=== Supplied material ===
**********

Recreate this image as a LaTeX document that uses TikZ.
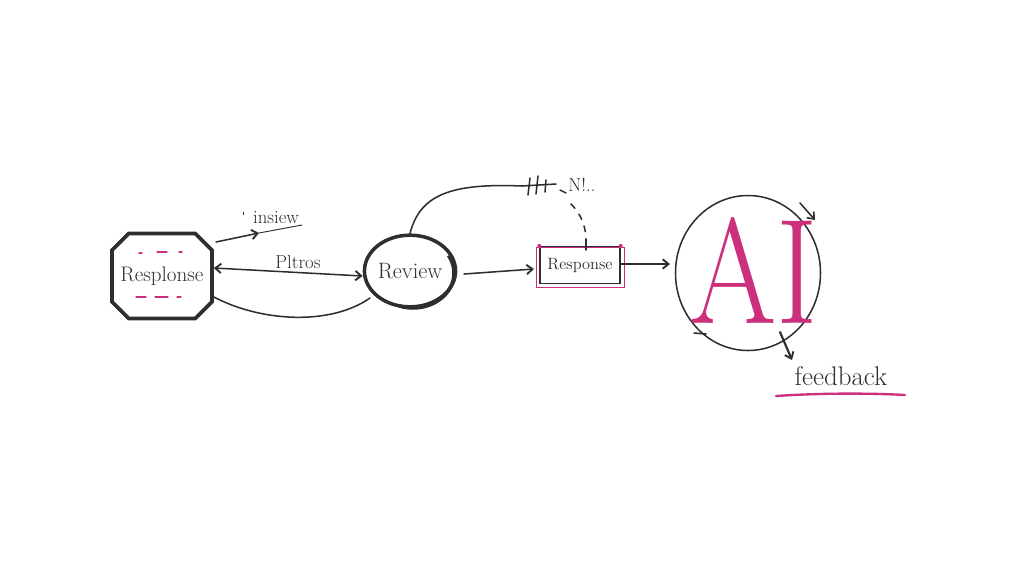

**********

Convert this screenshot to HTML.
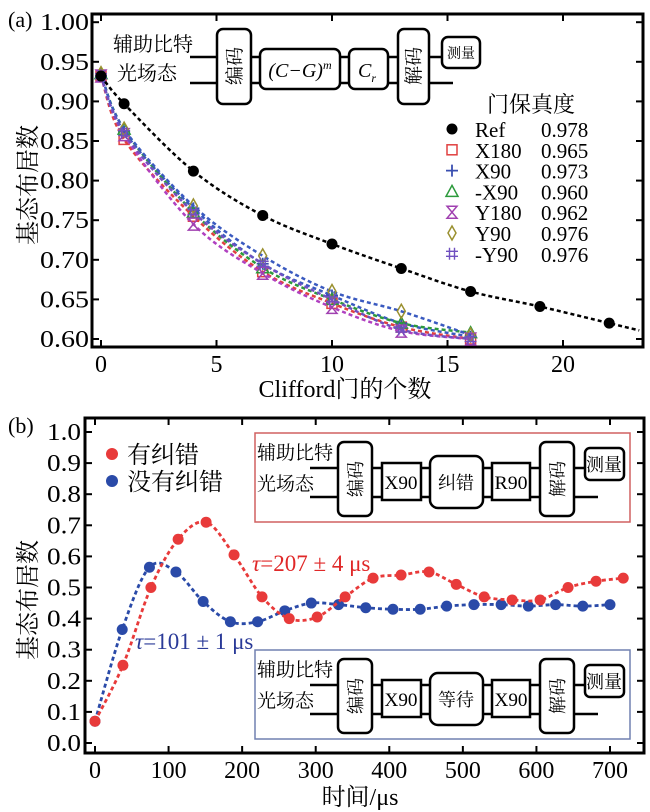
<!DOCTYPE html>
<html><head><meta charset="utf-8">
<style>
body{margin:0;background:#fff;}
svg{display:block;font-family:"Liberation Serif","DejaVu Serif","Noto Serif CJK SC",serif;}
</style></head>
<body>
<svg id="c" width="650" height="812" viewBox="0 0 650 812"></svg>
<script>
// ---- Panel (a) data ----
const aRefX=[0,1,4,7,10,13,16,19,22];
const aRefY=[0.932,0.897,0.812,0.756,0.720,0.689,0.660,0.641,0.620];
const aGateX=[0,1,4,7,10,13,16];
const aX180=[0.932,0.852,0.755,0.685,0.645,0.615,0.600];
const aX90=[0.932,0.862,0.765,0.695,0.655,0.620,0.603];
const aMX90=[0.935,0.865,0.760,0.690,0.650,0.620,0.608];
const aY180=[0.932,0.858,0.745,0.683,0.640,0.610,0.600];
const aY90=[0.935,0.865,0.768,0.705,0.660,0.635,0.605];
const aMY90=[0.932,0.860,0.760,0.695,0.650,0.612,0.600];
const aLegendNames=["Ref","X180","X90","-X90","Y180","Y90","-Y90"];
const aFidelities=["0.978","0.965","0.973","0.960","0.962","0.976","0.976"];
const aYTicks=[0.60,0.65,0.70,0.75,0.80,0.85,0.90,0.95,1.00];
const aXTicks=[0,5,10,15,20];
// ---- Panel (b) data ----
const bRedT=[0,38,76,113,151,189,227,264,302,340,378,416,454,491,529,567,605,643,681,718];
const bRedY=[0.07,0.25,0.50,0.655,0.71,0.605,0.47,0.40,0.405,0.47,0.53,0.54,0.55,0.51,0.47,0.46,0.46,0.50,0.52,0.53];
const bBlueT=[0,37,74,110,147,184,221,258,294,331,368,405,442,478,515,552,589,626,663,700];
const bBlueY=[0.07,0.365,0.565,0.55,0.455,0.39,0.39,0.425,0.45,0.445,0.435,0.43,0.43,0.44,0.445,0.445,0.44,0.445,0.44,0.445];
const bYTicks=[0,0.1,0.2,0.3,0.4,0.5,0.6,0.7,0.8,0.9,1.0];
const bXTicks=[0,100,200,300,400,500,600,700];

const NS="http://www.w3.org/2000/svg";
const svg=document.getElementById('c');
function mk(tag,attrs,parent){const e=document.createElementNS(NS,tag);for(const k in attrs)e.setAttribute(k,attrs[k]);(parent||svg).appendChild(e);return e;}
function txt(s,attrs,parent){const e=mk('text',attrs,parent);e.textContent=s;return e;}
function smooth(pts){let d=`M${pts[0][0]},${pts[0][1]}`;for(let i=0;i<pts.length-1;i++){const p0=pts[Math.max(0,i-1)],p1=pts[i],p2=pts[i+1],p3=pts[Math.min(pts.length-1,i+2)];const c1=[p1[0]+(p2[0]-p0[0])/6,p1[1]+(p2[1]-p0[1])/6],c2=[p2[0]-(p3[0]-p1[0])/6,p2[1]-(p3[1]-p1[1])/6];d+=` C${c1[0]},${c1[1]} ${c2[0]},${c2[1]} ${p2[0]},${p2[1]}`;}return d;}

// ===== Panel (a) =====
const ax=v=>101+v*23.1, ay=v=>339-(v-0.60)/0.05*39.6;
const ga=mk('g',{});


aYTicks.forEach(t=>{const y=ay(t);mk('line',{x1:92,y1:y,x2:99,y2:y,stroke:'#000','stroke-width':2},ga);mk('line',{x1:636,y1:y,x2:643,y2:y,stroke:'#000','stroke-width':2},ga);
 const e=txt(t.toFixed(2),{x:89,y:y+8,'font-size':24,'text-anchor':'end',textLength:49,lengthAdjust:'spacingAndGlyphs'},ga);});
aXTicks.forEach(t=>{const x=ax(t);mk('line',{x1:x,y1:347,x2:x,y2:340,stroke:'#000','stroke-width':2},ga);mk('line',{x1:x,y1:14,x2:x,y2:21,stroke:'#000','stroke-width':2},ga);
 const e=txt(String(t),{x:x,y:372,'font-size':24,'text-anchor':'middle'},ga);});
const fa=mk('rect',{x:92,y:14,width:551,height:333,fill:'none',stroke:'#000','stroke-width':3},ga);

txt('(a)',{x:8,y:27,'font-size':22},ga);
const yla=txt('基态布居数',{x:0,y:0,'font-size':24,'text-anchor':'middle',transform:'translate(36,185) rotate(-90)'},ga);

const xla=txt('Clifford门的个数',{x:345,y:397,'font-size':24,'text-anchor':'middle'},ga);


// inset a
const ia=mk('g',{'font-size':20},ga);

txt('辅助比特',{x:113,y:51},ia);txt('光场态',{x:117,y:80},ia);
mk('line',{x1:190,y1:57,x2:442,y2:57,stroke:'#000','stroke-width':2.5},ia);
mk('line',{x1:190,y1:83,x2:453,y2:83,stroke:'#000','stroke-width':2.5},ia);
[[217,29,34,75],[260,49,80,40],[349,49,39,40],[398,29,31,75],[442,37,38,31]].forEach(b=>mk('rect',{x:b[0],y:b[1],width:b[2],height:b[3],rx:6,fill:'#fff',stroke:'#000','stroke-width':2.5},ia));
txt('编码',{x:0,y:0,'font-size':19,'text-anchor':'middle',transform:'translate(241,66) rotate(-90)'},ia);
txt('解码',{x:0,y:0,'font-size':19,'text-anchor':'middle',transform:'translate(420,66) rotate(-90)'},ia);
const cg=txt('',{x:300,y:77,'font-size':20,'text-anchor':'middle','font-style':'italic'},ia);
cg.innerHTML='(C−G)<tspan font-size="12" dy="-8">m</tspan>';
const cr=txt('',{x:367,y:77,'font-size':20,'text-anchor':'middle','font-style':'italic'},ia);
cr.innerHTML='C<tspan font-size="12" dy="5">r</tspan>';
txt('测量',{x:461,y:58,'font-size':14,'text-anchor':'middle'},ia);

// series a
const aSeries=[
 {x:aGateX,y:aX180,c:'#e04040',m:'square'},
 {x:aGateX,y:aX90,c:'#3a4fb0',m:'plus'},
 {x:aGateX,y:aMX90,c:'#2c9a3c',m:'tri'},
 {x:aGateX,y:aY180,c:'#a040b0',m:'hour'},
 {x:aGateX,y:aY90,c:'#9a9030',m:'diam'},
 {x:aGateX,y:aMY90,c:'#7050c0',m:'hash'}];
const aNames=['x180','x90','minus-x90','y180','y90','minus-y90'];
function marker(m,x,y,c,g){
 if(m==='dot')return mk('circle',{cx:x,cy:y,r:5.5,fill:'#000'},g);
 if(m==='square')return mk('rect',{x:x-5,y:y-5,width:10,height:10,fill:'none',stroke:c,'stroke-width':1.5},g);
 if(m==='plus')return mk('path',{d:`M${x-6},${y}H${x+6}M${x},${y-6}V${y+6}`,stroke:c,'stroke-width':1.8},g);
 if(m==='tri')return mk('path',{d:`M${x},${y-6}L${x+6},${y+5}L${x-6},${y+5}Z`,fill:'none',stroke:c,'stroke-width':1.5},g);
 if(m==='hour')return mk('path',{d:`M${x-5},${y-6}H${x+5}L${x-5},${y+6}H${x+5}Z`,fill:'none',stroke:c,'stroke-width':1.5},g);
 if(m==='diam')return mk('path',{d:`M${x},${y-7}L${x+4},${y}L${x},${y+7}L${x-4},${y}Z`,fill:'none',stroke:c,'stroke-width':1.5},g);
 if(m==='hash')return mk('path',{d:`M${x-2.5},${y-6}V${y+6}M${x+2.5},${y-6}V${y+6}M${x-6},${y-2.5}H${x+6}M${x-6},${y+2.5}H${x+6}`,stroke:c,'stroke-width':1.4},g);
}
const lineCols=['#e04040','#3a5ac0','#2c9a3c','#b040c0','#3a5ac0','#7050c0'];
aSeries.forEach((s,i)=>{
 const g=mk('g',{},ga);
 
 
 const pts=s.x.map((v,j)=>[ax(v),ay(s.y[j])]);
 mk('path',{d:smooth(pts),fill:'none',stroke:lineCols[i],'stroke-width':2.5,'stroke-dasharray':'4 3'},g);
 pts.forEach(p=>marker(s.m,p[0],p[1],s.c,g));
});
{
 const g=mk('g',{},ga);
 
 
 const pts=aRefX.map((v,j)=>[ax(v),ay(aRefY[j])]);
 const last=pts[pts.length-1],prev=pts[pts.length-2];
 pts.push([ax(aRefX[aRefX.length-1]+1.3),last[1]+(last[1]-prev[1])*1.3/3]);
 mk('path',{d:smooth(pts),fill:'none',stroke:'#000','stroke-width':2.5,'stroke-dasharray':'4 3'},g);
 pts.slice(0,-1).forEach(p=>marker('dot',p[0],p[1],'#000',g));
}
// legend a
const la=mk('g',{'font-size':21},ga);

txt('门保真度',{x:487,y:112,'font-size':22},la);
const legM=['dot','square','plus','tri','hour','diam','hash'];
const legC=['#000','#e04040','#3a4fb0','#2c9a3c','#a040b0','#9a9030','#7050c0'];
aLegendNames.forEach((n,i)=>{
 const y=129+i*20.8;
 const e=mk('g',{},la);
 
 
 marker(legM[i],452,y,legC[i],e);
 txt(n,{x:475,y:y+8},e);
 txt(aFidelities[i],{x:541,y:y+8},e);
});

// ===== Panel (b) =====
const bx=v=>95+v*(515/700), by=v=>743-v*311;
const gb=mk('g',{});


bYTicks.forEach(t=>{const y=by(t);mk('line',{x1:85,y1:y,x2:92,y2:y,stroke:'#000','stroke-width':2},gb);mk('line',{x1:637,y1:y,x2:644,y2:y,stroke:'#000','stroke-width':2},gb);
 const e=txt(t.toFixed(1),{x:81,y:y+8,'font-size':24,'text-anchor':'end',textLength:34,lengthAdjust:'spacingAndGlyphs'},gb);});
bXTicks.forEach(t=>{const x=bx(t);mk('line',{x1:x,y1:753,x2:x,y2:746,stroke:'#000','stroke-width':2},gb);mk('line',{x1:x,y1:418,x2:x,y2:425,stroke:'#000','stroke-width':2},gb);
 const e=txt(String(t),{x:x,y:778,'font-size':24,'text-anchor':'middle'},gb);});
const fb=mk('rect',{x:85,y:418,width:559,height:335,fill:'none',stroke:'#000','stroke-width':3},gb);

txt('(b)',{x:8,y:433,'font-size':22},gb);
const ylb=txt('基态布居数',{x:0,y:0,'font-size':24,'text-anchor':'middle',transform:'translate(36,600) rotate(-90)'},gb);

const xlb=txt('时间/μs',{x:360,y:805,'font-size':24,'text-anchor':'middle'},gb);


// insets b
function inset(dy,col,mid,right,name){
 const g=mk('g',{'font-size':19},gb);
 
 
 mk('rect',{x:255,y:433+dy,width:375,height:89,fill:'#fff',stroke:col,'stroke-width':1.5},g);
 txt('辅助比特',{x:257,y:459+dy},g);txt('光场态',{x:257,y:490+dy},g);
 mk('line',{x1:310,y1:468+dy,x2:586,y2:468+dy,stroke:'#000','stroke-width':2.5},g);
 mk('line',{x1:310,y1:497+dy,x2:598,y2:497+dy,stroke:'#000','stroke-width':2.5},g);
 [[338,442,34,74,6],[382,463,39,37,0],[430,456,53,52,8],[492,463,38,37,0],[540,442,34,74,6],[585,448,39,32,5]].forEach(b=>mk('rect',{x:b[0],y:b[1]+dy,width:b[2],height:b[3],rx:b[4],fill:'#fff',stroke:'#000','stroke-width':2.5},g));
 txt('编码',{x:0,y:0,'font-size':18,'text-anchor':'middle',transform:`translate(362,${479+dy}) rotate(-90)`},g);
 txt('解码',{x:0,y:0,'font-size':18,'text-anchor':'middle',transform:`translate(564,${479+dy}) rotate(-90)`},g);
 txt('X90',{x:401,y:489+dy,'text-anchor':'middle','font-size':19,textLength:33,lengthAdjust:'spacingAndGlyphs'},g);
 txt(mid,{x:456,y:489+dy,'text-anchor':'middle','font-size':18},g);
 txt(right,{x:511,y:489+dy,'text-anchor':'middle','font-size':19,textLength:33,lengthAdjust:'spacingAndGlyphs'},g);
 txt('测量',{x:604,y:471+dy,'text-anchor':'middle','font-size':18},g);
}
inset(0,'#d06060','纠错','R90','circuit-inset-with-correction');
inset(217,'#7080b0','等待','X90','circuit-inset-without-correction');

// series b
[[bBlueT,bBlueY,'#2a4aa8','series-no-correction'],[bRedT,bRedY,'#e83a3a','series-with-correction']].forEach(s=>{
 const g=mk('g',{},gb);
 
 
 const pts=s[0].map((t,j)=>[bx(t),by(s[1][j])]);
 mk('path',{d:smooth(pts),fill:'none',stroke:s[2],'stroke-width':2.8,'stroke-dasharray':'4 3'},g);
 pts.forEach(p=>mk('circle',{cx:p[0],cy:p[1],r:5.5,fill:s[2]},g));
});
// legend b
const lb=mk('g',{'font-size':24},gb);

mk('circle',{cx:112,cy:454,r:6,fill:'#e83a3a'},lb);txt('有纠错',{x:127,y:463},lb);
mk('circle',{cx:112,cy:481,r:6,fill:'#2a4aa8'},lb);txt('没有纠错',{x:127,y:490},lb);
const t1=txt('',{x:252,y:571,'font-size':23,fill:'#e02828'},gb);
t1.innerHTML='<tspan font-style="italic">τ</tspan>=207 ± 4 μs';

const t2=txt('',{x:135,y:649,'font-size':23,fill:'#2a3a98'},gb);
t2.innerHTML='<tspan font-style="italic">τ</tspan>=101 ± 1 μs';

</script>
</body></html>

**********

Using the entries above, return each line that includes the word "document".

Recreate this image as a LaTeX document that uses TikZ.
const svg=document.getElementById('c');
function mk(tag,attrs,parent){const e=document.createElementNS(NS,tag);for(const k in attrs)e.setAttribute(k,attrs[k]);(parent||svg).appendChild(e);return e;}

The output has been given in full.